Why does Hanna disappear from his life without leaving Michael a word or sign? We find out much later.
What was Hanna's motivation, as an SS guard, in taking the most fragile, vulnerable girls and having them read to her before they were shipped to Auschwitz? Did she seek to alleviate the suffering of their final days or eliminate them quickly before her secret was found out? We know Michael's theories but never learn what was in Hanna's mind. This is not a criticism of the novel but an observation.
Why did Michael assume that the man who gave him a ride to the concentration camp was guilty of some war crime or atrocity when he mentioned the camps and the killing of Jews? Is it because, as a German, he sees all Germans as complicit. Indeed, we never learn the truth about this mysterious stranger except that he is outraged at the suggestion. But perhaps: "Pointing at the guilty parties did not free us from shame, but at least it overcame the suffering we went through on account of it."
Michael wonders of his generation, "Was their disassociation of themselves from their parents mere rhetoric: sounds and noise that were supposed to drown out the fact that their love for their parents made them irrevocably complicit in their crimes?"

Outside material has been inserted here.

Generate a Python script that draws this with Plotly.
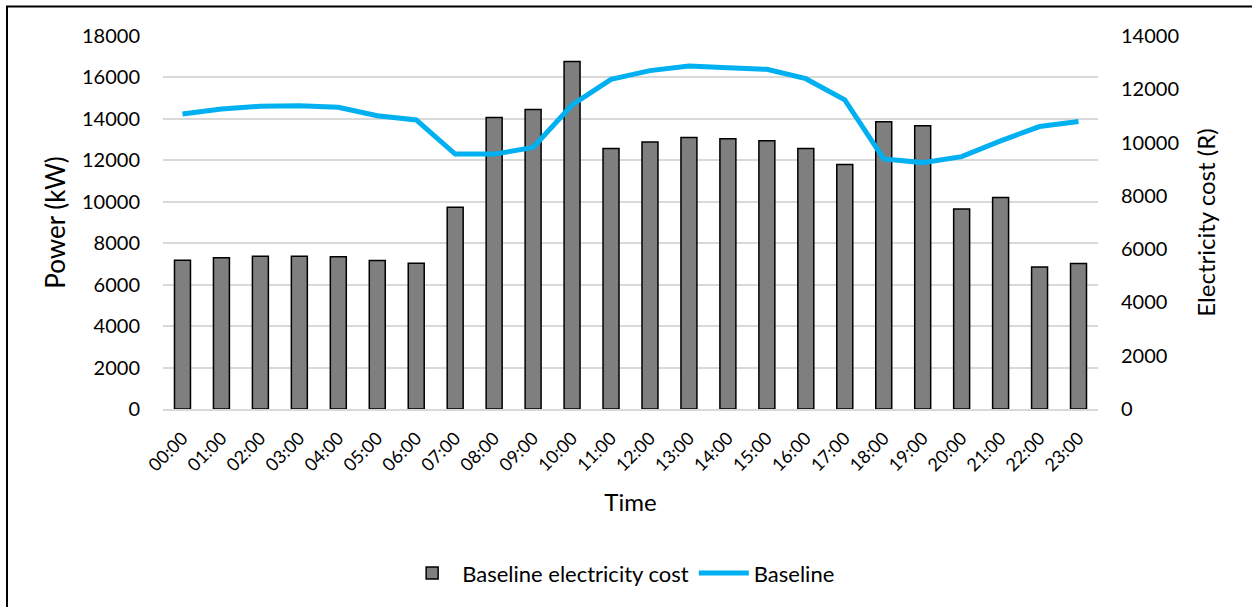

Why didn't Michael save Hanna when he learned her secret and could, at the very least, lessen her prison sentence with his knowledge? Did he want to be be spared from the association from this presumed heartless war criminal? Was he so repulsed by her history that he could not even bear to try and save her?
After she is released he seems alternately drawn to her still and repulsed. Is it moral repulsion or physical repulsion too? Cannot bear to look at the woman that once meant so much to him?
These are intriguing questions which lingered long after I finished the book.